[START Data excerpts]

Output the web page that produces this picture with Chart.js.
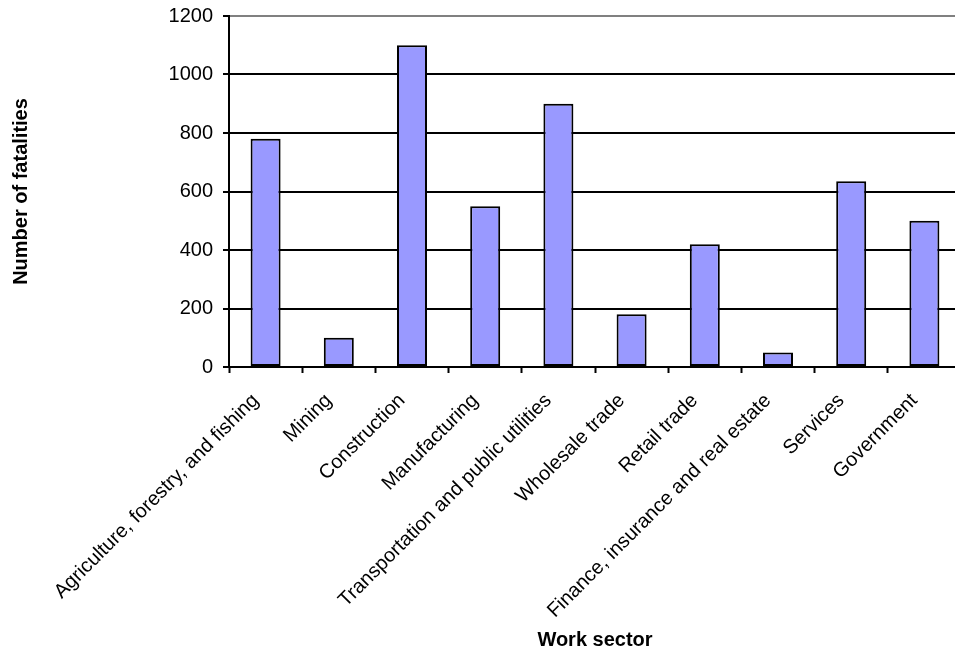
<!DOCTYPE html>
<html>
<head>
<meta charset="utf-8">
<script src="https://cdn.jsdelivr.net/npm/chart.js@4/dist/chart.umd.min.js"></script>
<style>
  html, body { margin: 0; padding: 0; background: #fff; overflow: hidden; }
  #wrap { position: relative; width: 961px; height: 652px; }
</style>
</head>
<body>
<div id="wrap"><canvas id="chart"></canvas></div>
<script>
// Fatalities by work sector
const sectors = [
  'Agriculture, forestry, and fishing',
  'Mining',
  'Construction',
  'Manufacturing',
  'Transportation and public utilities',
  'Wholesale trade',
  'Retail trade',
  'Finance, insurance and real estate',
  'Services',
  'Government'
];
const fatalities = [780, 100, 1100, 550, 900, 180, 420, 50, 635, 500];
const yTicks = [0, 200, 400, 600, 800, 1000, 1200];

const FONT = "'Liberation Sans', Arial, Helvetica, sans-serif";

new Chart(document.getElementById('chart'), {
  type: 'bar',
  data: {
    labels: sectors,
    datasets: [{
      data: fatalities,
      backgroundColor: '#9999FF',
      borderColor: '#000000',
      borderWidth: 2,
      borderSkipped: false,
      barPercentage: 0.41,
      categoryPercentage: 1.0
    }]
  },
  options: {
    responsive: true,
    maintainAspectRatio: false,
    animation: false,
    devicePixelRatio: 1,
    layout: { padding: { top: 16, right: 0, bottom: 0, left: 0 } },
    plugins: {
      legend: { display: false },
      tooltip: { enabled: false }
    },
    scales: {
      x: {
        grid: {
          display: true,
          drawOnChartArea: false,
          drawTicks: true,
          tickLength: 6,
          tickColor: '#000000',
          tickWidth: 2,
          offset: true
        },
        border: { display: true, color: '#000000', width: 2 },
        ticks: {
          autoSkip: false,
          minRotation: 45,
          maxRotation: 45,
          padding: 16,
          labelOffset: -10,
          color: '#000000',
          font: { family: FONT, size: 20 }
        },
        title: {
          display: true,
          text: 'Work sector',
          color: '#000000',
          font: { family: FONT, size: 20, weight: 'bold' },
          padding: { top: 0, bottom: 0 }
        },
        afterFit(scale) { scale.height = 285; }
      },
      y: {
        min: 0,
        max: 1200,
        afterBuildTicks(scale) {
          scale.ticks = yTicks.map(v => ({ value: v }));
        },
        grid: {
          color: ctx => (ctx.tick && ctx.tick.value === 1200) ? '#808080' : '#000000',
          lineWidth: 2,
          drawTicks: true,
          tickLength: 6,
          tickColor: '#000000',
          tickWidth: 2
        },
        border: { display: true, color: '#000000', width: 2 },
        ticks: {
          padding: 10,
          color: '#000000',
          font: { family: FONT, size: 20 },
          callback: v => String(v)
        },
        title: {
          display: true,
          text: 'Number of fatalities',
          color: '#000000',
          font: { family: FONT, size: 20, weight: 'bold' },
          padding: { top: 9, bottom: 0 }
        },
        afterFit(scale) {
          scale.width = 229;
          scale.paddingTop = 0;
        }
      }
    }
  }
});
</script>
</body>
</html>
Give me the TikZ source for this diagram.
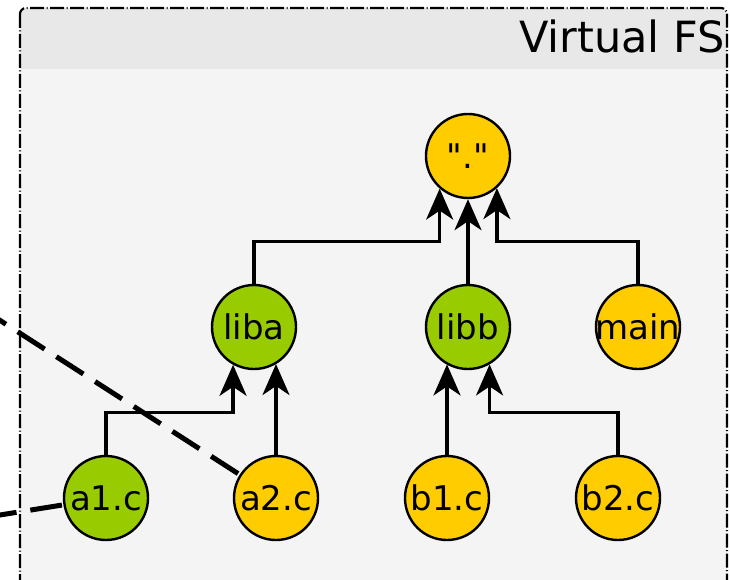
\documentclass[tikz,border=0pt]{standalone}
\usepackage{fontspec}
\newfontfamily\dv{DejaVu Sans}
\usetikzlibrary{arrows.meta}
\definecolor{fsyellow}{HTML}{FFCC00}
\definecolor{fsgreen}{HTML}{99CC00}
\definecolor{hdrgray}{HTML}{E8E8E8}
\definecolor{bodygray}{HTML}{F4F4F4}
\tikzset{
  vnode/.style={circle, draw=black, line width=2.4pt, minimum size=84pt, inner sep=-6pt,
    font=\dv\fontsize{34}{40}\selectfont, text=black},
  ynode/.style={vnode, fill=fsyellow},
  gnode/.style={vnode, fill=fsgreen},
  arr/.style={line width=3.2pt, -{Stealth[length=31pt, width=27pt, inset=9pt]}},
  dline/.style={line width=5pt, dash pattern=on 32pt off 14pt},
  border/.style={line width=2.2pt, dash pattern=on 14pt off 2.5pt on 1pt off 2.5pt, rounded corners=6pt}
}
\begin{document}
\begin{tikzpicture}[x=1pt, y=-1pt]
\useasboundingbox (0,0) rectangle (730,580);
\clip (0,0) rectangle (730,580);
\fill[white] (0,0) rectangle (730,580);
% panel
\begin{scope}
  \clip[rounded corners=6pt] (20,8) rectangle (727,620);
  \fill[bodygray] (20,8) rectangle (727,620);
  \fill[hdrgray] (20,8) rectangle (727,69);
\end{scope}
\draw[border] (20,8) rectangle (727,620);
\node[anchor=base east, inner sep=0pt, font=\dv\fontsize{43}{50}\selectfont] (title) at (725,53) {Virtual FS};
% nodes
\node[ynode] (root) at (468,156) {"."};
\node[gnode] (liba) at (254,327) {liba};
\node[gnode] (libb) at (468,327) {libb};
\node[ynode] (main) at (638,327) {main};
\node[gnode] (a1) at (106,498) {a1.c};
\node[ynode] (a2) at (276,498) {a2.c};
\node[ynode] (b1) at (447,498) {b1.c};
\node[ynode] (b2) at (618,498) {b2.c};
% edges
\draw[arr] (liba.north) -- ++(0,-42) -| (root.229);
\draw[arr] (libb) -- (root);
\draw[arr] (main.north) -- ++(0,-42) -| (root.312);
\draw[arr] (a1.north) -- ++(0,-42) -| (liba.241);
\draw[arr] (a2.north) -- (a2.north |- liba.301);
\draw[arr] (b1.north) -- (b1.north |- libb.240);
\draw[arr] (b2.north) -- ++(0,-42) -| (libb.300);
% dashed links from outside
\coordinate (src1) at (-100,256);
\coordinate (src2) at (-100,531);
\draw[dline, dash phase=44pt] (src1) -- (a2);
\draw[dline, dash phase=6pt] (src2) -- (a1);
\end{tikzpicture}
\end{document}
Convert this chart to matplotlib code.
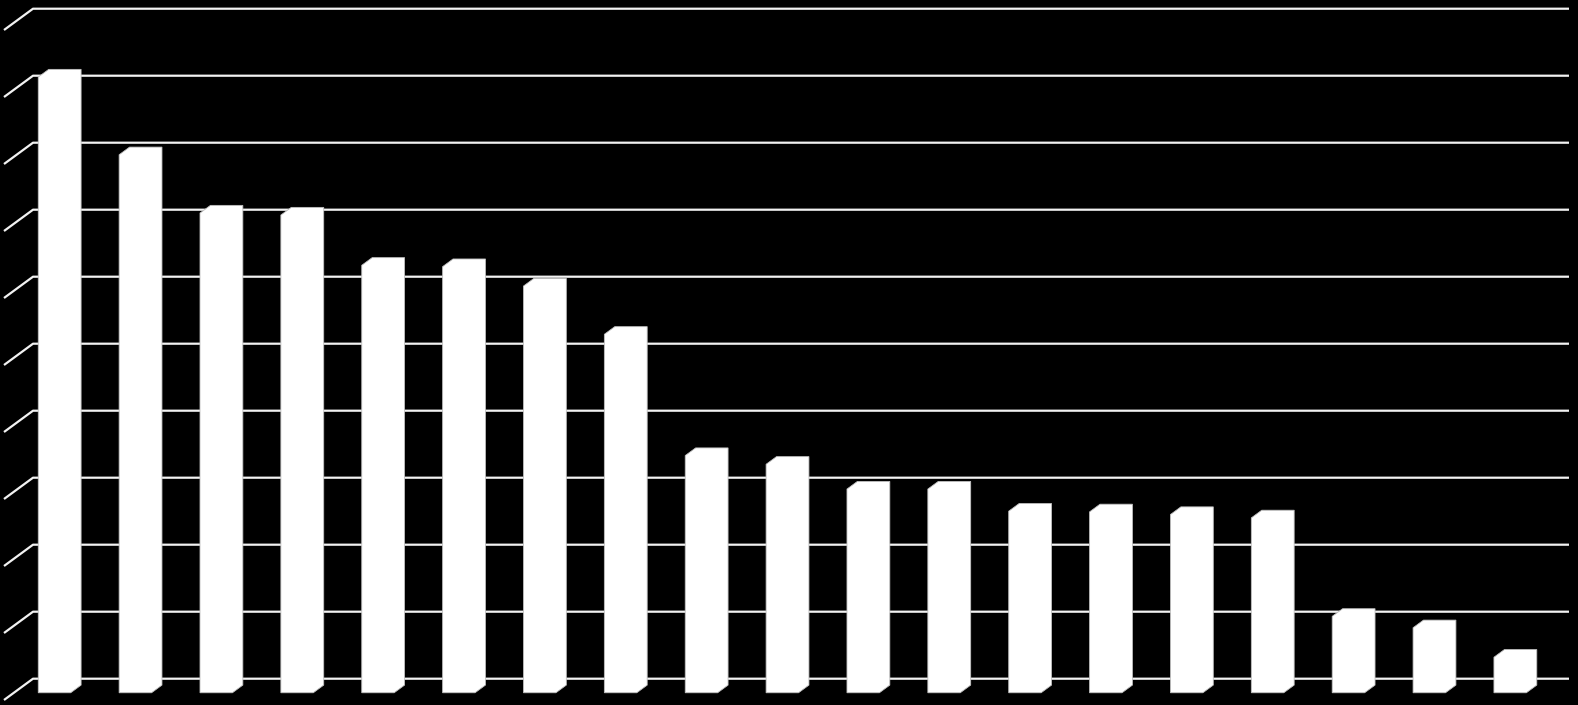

[END Data excerpts]

▸ Given instruction
Write the entries above out again exactly, but not the pictures.

▸ Task result
Output the web page that produces this picture with Chart.js.
<!DOCTYPE html>
<html>
<head>
<meta charset="utf-8">
<script src="https://cdn.jsdelivr.net/npm/chart.js@4/dist/chart.umd.min.js"></script>
<style>
  html, body { margin: 0; padding: 0; background: #fff; overflow: hidden; }
  #wrap { position: relative; width: 961px; height: 652px; }
</style>
</head>
<body>
<div id="wrap"><canvas id="chart"></canvas></div>
<script>
// Fatalities by work sector
const sectors = [
  'Agriculture, forestry, and fishing',
  'Mining',
  'Construction',
  'Manufacturing',
  'Transportation and public utilities',
  'Wholesale trade',
  'Retail trade',
  'Finance, insurance and real estate',
  'Services',
  'Government'
];
const fatalities = [780, 100, 1100, 550, 900, 180, 420, 50, 635, 500];
const yTicks = [0, 200, 400, 600, 800, 1000, 1200];

const FONT = "'Liberation Sans', Arial, Helvetica, sans-serif";

new Chart(document.getElementById('chart'), {
  type: 'bar',
  data: {
    labels: sectors,
    datasets: [{
      data: fatalities,
      backgroundColor: '#9999FF',
      borderColor: '#000000',
      borderWidth: 2,
      borderSkipped: false,
      barPercentage: 0.41,
      categoryPercentage: 1.0
    }]
  },
  options: {
    responsive: true,
    maintainAspectRatio: false,
    animation: false,
    devicePixelRatio: 1,
    layout: { padding: { top: 16, right: 0, bottom: 0, left: 0 } },
    plugins: {
      legend: { display: false },
      tooltip: { enabled: false }
    },
    scales: {
      x: {
        grid: {
          display: true,
          drawOnChartArea: false,
          drawTicks: true,
          tickLength: 6,
          tickColor: '#000000',
          tickWidth: 2,
          offset: true
        },
        border: { display: true, color: '#000000', width: 2 },
        ticks: {
          autoSkip: false,
          minRotation: 45,
          maxRotation: 45,
          padding: 16,
          labelOffset: -10,
          color: '#000000',
          font: { family: FONT, size: 20 }
        },
        title: {
          display: true,
          text: 'Work sector',
          color: '#000000',
          font: { family: FONT, size: 20, weight: 'bold' },
          padding: { top: 0, bottom: 0 }
        },
        afterFit(scale) { scale.height = 285; }
      },
      y: {
        min: 0,
        max: 1200,
        afterBuildTicks(scale) {
          scale.ticks = yTicks.map(v => ({ value: v }));
        },
        grid: {
          color: ctx => (ctx.tick && ctx.tick.value === 1200) ? '#808080' : '#000000',
          lineWidth: 2,
          drawTicks: true,
          tickLength: 6,
          tickColor: '#000000',
          tickWidth: 2
        },
        border: { display: true, color: '#000000', width: 2 },
        ticks: {
          padding: 10,
          color: '#000000',
          font: { family: FONT, size: 20 },
          callback: v => String(v)
        },
        title: {
          display: true,
          text: 'Number of fatalities',
          color: '#000000',
          font: { family: FONT, size: 20, weight: 'bold' },
          padding: { top: 9, bottom: 0 }
        },
        afterFit(scale) {
          scale.width = 229;
          scale.paddingTop = 0;
        }
      }
    }
  }
});
</script>
</body>
</html>
Give me the TikZ source for this diagram.
\documentclass[tikz,border=0pt]{standalone}
\usepackage{fontspec}
\newfontfamily\dv{DejaVu Sans}
\usetikzlibrary{arrows.meta}
\definecolor{fsyellow}{HTML}{FFCC00}
\definecolor{fsgreen}{HTML}{99CC00}
\definecolor{hdrgray}{HTML}{E8E8E8}
\definecolor{bodygray}{HTML}{F4F4F4}
\tikzset{
  vnode/.style={circle, draw=black, line width=2.4pt, minimum size=84pt, inner sep=-6pt,
    font=\dv\fontsize{34}{40}\selectfont, text=black},
  ynode/.style={vnode, fill=fsyellow},
  gnode/.style={vnode, fill=fsgreen},
  arr/.style={line width=3.2pt, -{Stealth[length=31pt, width=27pt, inset=9pt]}},
  dline/.style={line width=5pt, dash pattern=on 32pt off 14pt},
  border/.style={line width=2.2pt, dash pattern=on 14pt off 2.5pt on 1pt off 2.5pt, rounded corners=6pt}
}
\begin{document}
\begin{tikzpicture}[x=1pt, y=-1pt]
\useasboundingbox (0,0) rectangle (730,580);
\clip (0,0) rectangle (730,580);
\fill[white] (0,0) rectangle (730,580);
% panel
\begin{scope}
  \clip[rounded corners=6pt] (20,8) rectangle (727,620);
  \fill[bodygray] (20,8) rectangle (727,620);
  \fill[hdrgray] (20,8) rectangle (727,69);
\end{scope}
\draw[border] (20,8) rectangle (727,620);
\node[anchor=base east, inner sep=0pt, font=\dv\fontsize{43}{50}\selectfont] (title) at (725,53) {Virtual FS};
% nodes
\node[ynode] (root) at (468,156) {"."};
\node[gnode] (liba) at (254,327) {liba};
\node[gnode] (libb) at (468,327) {libb};
\node[ynode] (main) at (638,327) {main};
\node[gnode] (a1) at (106,498) {a1.c};
\node[ynode] (a2) at (276,498) {a2.c};
\node[ynode] (b1) at (447,498) {b1.c};
\node[ynode] (b2) at (618,498) {b2.c};
% edges
\draw[arr] (liba.north) -- ++(0,-42) -| (root.229);
\draw[arr] (libb) -- (root);
\draw[arr] (main.north) -- ++(0,-42) -| (root.312);
\draw[arr] (a1.north) -- ++(0,-42) -| (liba.241);
\draw[arr] (a2.north) -- (a2.north |- liba.301);
\draw[arr] (b1.north) -- (b1.north |- libb.240);
\draw[arr] (b2.north) -- ++(0,-42) -| (libb.300);
% dashed links from outside
\coordinate (src1) at (-100,256);
\coordinate (src2) at (-100,531);
\draw[dline, dash phase=44pt] (src1) -- (a2);
\draw[dline, dash phase=6pt] (src2) -- (a1);
\end{tikzpicture}
\end{document}
Convert this chart to matplotlib code.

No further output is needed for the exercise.